In Ketchikan, we keep our finest artists in garages, attics, and basements. And we have many very fine garages and even more accomplished artists. Our artists tend to be an extremely unassuming and generous lot. And since X-Tratufs smell pretty much the same on everyone, you can’t know who’s Julliard-trained or who grew up on some island collecting mussels for breakfast. Consequently, a liberal collaborative spirit is nurtured. Techniques are shared, traditions are trifled with, and voila!—A healthy, evolving art community.
So the love affair moves through the seasons. And in the dead of winter when we are sick of the gloom, we paint, knit, carve, bead, make music and dance together. And as we twirl around, warm from the company, we are amazed at how many talented people are in our soggy glorious midst.
Note: All of Ketchikan’s residents can access and enjoy the wealth of creativity at 55°21”N. I’m sure Noodle is trying to get his mind around Terry Pyle’s Pyling Caps at Thomas Basin. Down at Ketchikan Coffee Company, I heard that Egghead was tagged in a tourist photo posing with one of Dave Rubin’s life-sized bronzes called The Rock. Nutmeg, one of Ketchikan’s venerable doggy members, visited The Rock as well. I hope that you too have the opportunity to experience the art of Ketchikan.
Fall Has Landed in Ketchikan, by Valerie Hendel
The clear golden light of the morning is a pleasant ruse for the temperature which is somewhere between brisk and snappy. I dash back inside and put on my jacket. Fall has landed.
The steam curls from the wooden steps of the boardwalk street I call home. At the top of the sixty-seventh step, I turn around for the view looking over the tops of the downtown buildings and on east down the Narrows. Steam is also rising from the roofs, but otherwise the air is perfectly clear. To the west—what we call out north—a little pouf of smoke hangs over someone’s fire as they burn salmonberries.
I collect my mail and move on. As I walk, a decided stink in the air snaps me out of my reverie and announces that I am approaching The Creek. I say The Creek because it is a physically and socially defining feature of Ketchikan. It is the creek that lent Ketchikan its name, from the Tlingit word Kichx̱áan, which means The Creek. The gulls ecstatically disagree with the attitude behind my wrinkled nose. It’s raucous down in The Creek. To the birds, The Creek smells deliciously of free salmon—salmon with no fight: the ones who couldn’t. And hey, who doesn’t like free salmon?
Some guy I’ve never met falls in step beside me. He tells me about how he had been laid off of work. “So I set up out north and caught fish. I smoked two hundred pounds of salmon and sold it.” He moved on with the easy comfortable air of a man with a full freezer.

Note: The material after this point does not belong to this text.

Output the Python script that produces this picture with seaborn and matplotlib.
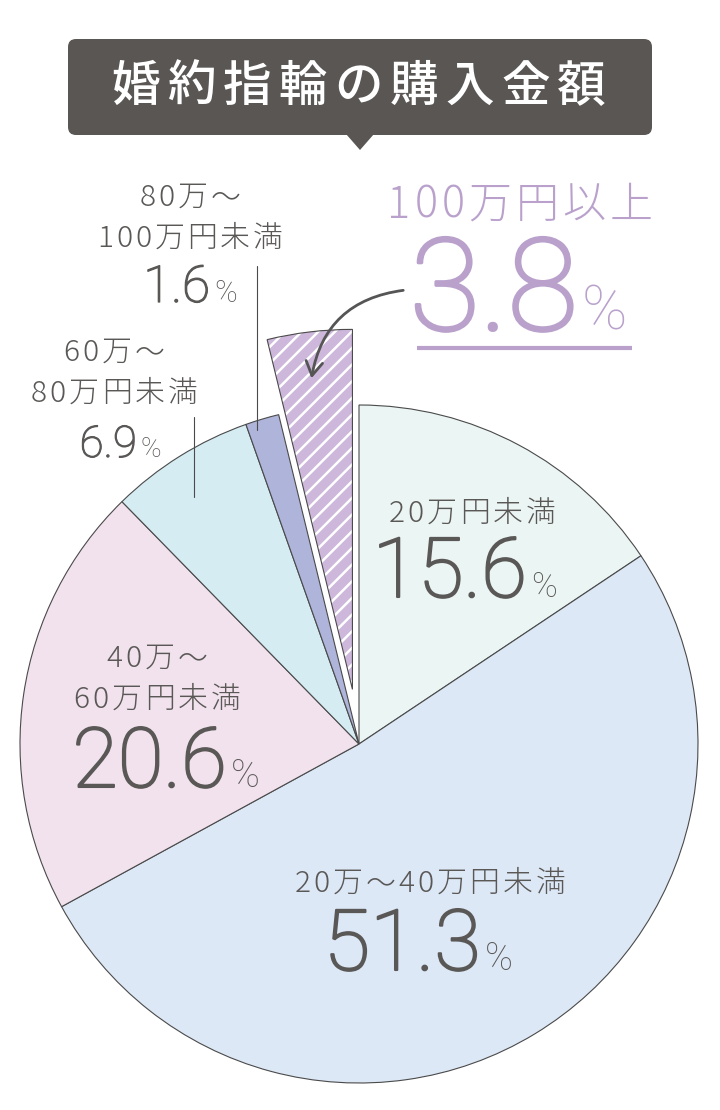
import numpy as np
import pandas as pd
import matplotlib
matplotlib.use("Agg")
import matplotlib.pyplot as plt
import matplotlib.patheffects as pe
import seaborn as sns
from matplotlib.patches import Wedge, FancyBboxPatch, Polygon, FancyArrowPatch

# data
categories = ['20万円未満', '20万〜40万円未満', '40万〜60万円未満',
              '60万〜80万円未満', '80万〜100万円未満', '100万円以上']
shares = [15.6, 51.3, 20.6, 6.9, 1.6, 3.8]
title = '婚約指輪の購入金額'

# label line breaks (as drawn)
label_lines = [['20万円未満'], ['20万〜40万円未満'], ['40万〜', '60万円未満'],
               ['60万〜', '80万円未満'], ['80万〜', '100万円未満'], ['100万円以上']]

sns.set_theme(style="white")
plt.rcParams['font.family'] = ['Noto Sans CJK JP', 'DejaVu Sans']
plt.rcParams['hatch.linewidth'] = 1.8

W, H = 720, 1110
TXT = '#5a5856'
PURPLE = '#b9a1cc'
EDGE = '#4a4a4a'
colors = ['#ebf5f4', '#dde8f6', '#f2e2ed', '#d5ecf3', '#aeb4da', '#cdb7db']

fig = plt.figure(figsize=(W / 100, H / 100), dpi=100)
ax = fig.add_axes([0, 0, 1, 1])

cx, cy, R = 359, H - 744, 339
wedges, _ = ax.pie(shares, colors=colors, startangle=90, counterclock=False,
                   radius=R, center=(cx, cy),
                   wedgeprops=dict(edgecolor=EDGE, linewidth=0.8))

# pulled-out hatched slice
hw = wedges[-1]
mid = np.deg2rad((hw.theta1 + hw.theta2) / 2)
off = 55
hw.set_center((cx + off * np.cos(mid), cy + off * np.sin(mid)))
hw.set_radius(360)
hw.set_facecolor(colors[-1])
hw.set_hatch('//')
hw.set_edgecolor('white')
hw.set_linewidth(0)
ax.add_patch(Wedge(hw.center, hw.r, hw.theta1, hw.theta2, fill=False,
                   edgecolor=EDGE, linewidth=0.8))

ax.set_xlim(0, W)
ax.set_ylim(0, H)
ax.set_aspect('equal')
ax.axis('off')

renderer = fig.canvas.get_renderer()


def tracked(x, y, s, size, color, track=3, ha='center', family=None, weight='light'):
    fam = family or ['Noto Sans CJK JP', 'DejaVu Sans']
    widths = []
    for ch in s:
        t = ax.text(0, 0, ch, fontsize=size, family=fam, weight=weight)
        widths.append(t.get_window_extent(renderer).width)
        t.remove()
    total = sum(widths) + track * (len(s) - 1)
    x0 = x - total / 2 if ha == 'center' else x
    for ch, w in zip(s, widths):
        ax.text(x0, H - y, ch, fontsize=size, family=fam, weight=weight,
                color=color, ha='left', va='baseline')
        x0 += w + track


num_font = ['Roboto', 'DejaVu Sans']


def pct(xr, y, value, size, psize, color=TXT):
    thick = [pe.withStroke(linewidth=size / 40, foreground=color)]
    ax.text(xr, H - y, value, fontsize=size, family=num_font, weight='light',
            color=color, ha='right', va='baseline', path_effects=thick)
    ax.text(xr + 4, H - y, '%', fontsize=psize, family=num_font, weight='light',
            color=color, ha='left', va='baseline')


# title box
ax.add_patch(FancyBboxPatch((68, H - 135), 584, 96,
                            boxstyle='round,pad=0,rounding_size=8',
                            facecolor='#595654', edgecolor='none'))
ax.add_patch(Polygon([(346, H - 134), (374, H - 134), (360, H - 150)],
                     closed=True, facecolor='#595654', edgecolor='none'))
for i, ch in enumerate(title):
    ax.text(135.5 + i * 55.75, H - 87, ch, fontsize=35, color='white',
            ha='center', va='center', weight='medium')

# labels: (center x, baselines of lines), value right edge, value baseline, sizes
label_pos = [(472, [522]), (430, [892]), (157, [667, 708]),
             (114, [361, 402]), (190, [206, 247]), (520, [218])]
value_pos = [(527, 597, 57, 25), (481, 970, 58, 27), (227, 787, 57, 28),
             (137, 457, 30, 20), (210, 302, 35, 22), (578, 330, 88, 44)]

for i, cat in enumerate(categories):
    color = PURPLE if i == len(categories) - 1 else TXT
    lx, lys = label_pos[i]
    size = 31 if i == len(categories) - 1 else 21.5
    for line, ly in zip(label_lines[i], lys):
        tracked(lx, ly, line, size, color, track=4 if size > 30 else 3)
    xr, yb, s1, s2 = value_pos[i]
    pct(xr, yb, f'{shares[i]:.1f}', s1 * 1.05, s2, color=color)

# underline for the highlighted value
ax.plot([417, 632], [H - 348, H - 348], color=PURPLE, lw=3, solid_capstyle='butt')

# leader lines
ax.plot([257, 257], [H - 266, H - 430], color=EDGE, lw=0.8)
ax.plot([194, 194], [H - 417, H - 497], color=EDGE, lw=0.8)

# curved arrow to the highlighted slice
ax.add_patch(FancyArrowPatch((406, H - 290), (311, H - 381),
                             connectionstyle='arc3,rad=0.38',
                             arrowstyle='->,head_length=0.5,head_width=0.3',
                             mutation_scale=20, color='#555555', lw=2))

fig.savefig('out.png', dpi=100)
plt.close(fig)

Yes, fall is here. And if there is a need for more proof, the calendar hurdles toward the second Monthly Grind of the season. The second. Monthly Grind—for those who don’t know—is the means by which two hundred and fifty plus locals scooch together tightly in the Saxman long house to keep warm. We sing and make merry. It’s a sort of organized open mic with dessert. Five dollars or a dessert donation gain admittance. It’s down home, it’s local, it’s grand. The gist of Monthly Grind is to seat oneself strategically so that, when intermission is called, a quick and effective lunge to the dessert line is achieved. Twelve-year-old boys are experts at the dessert table strategy. I’ve seen it time and again and have tried to get it down.
The last proof to offer for those who still wonder when fall is coming is how the appetites are sharpening. Fall signals the necessity to put on a good winter layer. The bears do it. They’ve polished off the berries and salmon and are heading off for the winter sleep. I’ve got my winter pop tart stash but could use some more smoked salmon.